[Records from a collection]
────────────────────────────────────────

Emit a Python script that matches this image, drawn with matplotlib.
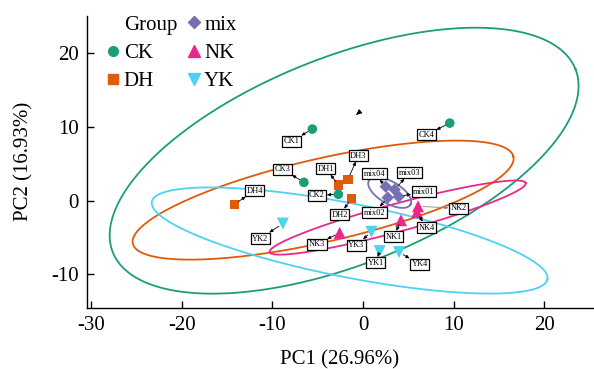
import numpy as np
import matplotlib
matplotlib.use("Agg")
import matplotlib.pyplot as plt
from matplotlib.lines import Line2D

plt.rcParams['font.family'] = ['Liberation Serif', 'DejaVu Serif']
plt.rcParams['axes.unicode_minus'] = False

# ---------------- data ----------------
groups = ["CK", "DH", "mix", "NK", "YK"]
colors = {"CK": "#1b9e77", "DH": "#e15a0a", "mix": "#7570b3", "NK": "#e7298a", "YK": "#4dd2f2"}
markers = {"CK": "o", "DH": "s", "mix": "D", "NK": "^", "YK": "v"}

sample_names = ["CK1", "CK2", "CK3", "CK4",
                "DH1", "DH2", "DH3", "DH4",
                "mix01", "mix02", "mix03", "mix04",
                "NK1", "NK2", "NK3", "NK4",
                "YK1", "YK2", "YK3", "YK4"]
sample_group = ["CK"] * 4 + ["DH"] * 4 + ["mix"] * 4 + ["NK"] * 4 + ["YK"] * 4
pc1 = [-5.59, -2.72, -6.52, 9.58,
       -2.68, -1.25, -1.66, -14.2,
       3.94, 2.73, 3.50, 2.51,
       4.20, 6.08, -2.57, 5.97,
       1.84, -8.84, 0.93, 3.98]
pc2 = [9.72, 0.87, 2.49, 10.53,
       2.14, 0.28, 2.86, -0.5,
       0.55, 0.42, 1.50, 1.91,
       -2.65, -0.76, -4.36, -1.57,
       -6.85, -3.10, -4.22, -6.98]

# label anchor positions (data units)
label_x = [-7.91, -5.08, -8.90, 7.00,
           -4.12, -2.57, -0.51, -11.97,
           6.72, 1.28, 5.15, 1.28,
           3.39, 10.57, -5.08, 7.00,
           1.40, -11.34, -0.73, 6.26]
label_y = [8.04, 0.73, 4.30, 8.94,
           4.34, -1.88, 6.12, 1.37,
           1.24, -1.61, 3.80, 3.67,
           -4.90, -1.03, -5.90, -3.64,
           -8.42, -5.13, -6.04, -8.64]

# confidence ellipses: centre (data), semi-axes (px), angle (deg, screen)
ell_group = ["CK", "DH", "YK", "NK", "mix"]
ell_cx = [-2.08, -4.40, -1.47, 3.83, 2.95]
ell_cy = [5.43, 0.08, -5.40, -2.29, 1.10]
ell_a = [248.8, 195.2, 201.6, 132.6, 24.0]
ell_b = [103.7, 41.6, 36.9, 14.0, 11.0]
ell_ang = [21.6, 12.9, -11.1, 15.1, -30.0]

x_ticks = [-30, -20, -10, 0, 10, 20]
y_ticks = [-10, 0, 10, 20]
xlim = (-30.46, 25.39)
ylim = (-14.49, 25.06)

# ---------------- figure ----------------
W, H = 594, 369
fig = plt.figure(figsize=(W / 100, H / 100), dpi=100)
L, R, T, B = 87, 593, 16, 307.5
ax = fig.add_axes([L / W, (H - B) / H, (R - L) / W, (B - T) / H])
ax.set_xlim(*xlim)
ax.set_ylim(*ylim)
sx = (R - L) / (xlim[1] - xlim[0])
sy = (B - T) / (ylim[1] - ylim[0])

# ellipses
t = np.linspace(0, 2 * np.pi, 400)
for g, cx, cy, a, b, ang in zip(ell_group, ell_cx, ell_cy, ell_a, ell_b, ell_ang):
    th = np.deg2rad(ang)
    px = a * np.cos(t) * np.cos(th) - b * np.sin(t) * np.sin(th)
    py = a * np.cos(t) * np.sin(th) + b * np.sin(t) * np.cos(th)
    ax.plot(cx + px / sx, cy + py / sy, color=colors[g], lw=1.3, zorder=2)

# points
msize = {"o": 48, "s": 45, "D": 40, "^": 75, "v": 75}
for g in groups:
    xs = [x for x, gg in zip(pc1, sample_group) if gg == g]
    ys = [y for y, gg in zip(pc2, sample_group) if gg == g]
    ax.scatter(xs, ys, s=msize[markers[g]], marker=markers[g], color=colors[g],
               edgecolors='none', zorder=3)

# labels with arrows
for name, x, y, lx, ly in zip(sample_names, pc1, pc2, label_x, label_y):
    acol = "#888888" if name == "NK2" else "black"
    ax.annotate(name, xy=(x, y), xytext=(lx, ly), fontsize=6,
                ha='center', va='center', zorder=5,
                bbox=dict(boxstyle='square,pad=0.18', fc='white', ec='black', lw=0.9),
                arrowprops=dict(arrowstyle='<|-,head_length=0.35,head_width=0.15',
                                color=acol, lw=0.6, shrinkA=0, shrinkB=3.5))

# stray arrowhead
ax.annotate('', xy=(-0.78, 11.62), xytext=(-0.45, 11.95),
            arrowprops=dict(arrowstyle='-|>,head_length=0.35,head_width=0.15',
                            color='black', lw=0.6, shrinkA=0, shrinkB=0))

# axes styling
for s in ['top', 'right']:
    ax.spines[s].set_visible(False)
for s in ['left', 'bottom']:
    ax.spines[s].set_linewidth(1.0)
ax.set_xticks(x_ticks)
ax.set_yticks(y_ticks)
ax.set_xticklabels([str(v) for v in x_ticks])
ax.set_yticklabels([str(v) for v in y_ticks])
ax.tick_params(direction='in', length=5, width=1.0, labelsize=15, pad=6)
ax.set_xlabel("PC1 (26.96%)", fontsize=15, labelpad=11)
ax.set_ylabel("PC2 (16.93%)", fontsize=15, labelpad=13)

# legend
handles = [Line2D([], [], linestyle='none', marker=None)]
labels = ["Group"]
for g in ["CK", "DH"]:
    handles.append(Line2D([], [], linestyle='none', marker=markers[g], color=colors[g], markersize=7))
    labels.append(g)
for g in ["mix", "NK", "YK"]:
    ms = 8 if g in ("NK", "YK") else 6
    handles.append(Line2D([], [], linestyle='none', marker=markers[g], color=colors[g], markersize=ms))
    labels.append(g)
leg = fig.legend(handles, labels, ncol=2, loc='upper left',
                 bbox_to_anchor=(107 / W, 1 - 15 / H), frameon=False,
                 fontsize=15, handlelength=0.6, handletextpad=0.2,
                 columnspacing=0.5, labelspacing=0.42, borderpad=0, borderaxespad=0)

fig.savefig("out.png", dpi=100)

────────────────────────────────────────

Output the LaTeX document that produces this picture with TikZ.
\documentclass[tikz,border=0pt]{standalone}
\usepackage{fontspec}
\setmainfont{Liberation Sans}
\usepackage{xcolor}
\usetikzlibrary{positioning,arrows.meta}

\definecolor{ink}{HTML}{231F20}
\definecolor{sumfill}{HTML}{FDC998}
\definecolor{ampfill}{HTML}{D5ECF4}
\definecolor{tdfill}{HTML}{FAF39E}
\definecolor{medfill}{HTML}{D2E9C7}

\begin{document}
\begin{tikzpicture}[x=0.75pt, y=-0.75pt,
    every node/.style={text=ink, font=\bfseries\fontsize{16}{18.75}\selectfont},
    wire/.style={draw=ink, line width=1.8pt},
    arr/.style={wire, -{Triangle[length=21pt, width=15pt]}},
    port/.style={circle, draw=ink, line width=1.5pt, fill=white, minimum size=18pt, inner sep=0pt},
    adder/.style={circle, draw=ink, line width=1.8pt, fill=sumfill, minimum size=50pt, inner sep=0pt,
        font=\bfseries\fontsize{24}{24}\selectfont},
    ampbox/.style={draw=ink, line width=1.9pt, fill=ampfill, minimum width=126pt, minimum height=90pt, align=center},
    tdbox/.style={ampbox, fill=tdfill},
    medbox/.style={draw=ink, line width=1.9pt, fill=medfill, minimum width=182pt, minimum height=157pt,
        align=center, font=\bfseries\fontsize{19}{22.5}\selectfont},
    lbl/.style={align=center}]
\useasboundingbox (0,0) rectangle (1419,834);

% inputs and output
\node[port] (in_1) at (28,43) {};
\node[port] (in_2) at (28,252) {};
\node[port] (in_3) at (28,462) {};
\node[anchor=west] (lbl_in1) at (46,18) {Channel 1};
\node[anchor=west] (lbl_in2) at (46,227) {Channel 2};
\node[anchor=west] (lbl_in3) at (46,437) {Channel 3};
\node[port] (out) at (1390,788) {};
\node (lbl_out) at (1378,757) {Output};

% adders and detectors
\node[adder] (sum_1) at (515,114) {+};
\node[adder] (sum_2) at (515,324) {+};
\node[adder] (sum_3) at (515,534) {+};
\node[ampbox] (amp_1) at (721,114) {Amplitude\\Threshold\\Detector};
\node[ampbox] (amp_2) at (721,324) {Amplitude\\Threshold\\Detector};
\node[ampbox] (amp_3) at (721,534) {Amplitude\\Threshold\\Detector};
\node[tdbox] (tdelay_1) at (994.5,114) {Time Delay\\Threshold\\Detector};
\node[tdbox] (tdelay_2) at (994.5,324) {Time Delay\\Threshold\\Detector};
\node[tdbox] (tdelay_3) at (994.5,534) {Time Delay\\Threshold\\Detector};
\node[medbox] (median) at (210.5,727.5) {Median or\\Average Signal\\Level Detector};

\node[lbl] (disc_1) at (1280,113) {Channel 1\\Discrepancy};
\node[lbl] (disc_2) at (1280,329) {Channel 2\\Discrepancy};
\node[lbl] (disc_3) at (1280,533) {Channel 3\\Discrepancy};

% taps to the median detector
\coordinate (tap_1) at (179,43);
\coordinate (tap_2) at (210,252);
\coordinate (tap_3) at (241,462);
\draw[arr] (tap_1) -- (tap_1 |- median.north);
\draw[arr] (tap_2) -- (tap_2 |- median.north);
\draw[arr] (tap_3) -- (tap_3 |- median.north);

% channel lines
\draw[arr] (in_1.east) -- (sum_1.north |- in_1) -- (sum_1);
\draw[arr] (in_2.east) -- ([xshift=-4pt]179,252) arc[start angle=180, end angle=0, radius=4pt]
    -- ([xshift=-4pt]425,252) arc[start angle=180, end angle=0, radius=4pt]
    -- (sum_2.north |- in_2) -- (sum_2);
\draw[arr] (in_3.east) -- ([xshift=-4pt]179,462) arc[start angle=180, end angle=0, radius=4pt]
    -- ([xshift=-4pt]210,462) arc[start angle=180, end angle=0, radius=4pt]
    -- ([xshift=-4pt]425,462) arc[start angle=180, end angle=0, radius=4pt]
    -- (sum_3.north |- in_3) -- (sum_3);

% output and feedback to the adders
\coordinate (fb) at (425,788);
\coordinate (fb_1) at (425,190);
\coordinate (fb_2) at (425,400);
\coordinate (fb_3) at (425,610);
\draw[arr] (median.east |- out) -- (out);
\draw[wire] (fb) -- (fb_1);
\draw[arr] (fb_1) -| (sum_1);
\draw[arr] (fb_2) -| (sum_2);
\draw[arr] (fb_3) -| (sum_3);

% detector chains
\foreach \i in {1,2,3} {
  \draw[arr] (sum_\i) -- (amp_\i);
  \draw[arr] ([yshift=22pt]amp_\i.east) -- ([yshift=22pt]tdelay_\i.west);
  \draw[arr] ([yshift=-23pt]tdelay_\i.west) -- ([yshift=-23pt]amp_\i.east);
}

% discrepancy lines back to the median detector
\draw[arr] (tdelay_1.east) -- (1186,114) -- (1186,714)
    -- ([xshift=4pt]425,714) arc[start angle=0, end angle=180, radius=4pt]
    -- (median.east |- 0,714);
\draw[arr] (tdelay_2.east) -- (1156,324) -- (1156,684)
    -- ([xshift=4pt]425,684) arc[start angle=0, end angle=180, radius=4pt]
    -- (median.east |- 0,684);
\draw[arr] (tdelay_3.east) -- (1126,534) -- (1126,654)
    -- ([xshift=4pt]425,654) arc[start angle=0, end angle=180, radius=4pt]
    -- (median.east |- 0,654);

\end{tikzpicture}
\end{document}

────────────────────────────────────────

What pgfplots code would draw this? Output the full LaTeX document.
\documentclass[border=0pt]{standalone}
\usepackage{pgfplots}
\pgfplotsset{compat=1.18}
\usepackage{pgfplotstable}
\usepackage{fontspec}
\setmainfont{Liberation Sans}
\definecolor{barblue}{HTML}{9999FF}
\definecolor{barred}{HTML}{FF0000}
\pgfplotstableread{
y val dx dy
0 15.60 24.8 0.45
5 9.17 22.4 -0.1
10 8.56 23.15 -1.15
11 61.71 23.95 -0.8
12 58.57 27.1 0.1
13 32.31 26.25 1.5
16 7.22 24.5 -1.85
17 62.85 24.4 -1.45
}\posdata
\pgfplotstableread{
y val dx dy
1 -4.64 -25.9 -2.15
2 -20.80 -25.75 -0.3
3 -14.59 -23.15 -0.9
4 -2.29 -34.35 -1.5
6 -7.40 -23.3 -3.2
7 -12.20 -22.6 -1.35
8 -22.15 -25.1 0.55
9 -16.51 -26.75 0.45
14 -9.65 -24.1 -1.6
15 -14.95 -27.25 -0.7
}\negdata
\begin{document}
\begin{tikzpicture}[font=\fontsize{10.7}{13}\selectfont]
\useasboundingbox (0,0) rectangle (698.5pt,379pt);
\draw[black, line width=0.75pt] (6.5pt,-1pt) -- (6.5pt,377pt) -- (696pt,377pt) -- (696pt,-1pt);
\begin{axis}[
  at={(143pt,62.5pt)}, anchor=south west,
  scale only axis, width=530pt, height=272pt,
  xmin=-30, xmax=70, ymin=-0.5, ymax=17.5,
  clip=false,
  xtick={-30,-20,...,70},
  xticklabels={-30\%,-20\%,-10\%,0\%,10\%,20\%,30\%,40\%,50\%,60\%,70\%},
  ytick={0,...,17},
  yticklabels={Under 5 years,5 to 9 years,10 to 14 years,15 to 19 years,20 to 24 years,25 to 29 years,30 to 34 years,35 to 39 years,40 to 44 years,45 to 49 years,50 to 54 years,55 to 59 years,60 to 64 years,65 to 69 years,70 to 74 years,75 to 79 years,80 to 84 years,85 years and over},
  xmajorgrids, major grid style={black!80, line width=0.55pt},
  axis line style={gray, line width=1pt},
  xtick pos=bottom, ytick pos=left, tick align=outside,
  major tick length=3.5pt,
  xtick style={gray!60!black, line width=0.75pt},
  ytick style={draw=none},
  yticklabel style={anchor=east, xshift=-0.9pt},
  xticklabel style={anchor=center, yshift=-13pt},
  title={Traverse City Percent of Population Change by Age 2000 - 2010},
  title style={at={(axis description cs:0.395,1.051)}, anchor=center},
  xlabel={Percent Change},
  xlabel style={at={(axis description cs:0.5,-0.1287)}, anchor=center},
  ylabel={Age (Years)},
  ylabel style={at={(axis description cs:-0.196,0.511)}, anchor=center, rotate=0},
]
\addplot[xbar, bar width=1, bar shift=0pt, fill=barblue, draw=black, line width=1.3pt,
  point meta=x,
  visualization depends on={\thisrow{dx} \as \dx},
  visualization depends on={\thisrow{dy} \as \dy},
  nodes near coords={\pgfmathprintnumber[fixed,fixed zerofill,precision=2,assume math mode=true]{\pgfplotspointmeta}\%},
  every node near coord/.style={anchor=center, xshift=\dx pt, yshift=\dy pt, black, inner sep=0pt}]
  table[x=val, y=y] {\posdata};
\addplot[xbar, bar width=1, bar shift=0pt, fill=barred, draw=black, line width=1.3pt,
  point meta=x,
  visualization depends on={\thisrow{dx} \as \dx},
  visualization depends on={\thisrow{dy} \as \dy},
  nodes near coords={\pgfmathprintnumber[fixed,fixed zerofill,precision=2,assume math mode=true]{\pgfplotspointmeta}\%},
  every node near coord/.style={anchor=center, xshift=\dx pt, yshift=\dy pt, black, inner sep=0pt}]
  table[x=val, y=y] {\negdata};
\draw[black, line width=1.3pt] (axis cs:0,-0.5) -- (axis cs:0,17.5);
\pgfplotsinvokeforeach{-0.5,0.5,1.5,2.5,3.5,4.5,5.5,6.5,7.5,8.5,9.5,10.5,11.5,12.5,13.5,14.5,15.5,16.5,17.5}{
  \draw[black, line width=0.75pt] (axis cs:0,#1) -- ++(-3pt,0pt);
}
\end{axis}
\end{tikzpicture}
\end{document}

────────────────────────────────────────

• Work required:
Omit all pictures, then copy the lines between the ones holding "Emit a Python" and "-8.42, -5.13, -6.04, -8.64]", inclusive.

• Response below:
Emit a Python script that matches this image, drawn with matplotlib.
import numpy as np
import matplotlib
matplotlib.use("Agg")
import matplotlib.pyplot as plt
from matplotlib.lines import Line2D

plt.rcParams['font.family'] = ['Liberation Serif', 'DejaVu Serif']
plt.rcParams['axes.unicode_minus'] = False

# ---------------- data ----------------
groups = ["CK", "DH", "mix", "NK", "YK"]
colors = {"CK": "#1b9e77", "DH": "#e15a0a", "mix": "#7570b3", "NK": "#e7298a", "YK": "#4dd2f2"}
markers = {"CK": "o", "DH": "s", "mix": "D", "NK": "^", "YK": "v"}

sample_names = ["CK1", "CK2", "CK3", "CK4",
                "DH1", "DH2", "DH3", "DH4",
                "mix01", "mix02", "mix03", "mix04",
                "NK1", "NK2", "NK3", "NK4",
                "YK1", "YK2", "YK3", "YK4"]
sample_group = ["CK"] * 4 + ["DH"] * 4 + ["mix"] * 4 + ["NK"] * 4 + ["YK"] * 4
pc1 = [-5.59, -2.72, -6.52, 9.58,
       -2.68, -1.25, -1.66, -14.2,
       3.94, 2.73, 3.50, 2.51,
       4.20, 6.08, -2.57, 5.97,
       1.84, -8.84, 0.93, 3.98]
pc2 = [9.72, 0.87, 2.49, 10.53,
       2.14, 0.28, 2.86, -0.5,
       0.55, 0.42, 1.50, 1.91,
       -2.65, -0.76, -4.36, -1.57,
       -6.85, -3.10, -4.22, -6.98]

# label anchor positions (data units)
label_x = [-7.91, -5.08, -8.90, 7.00,
           -4.12, -2.57, -0.51, -11.97,
           6.72, 1.28, 5.15, 1.28,
           3.39, 10.57, -5.08, 7.00,
           1.40, -11.34, -0.73, 6.26]
label_y = [8.04, 0.73, 4.30, 8.94,
           4.34, -1.88, 6.12, 1.37,
           1.24, -1.61, 3.80, 3.67,
           -4.90, -1.03, -5.90, -3.64,
           -8.42, -5.13, -6.04, -8.64]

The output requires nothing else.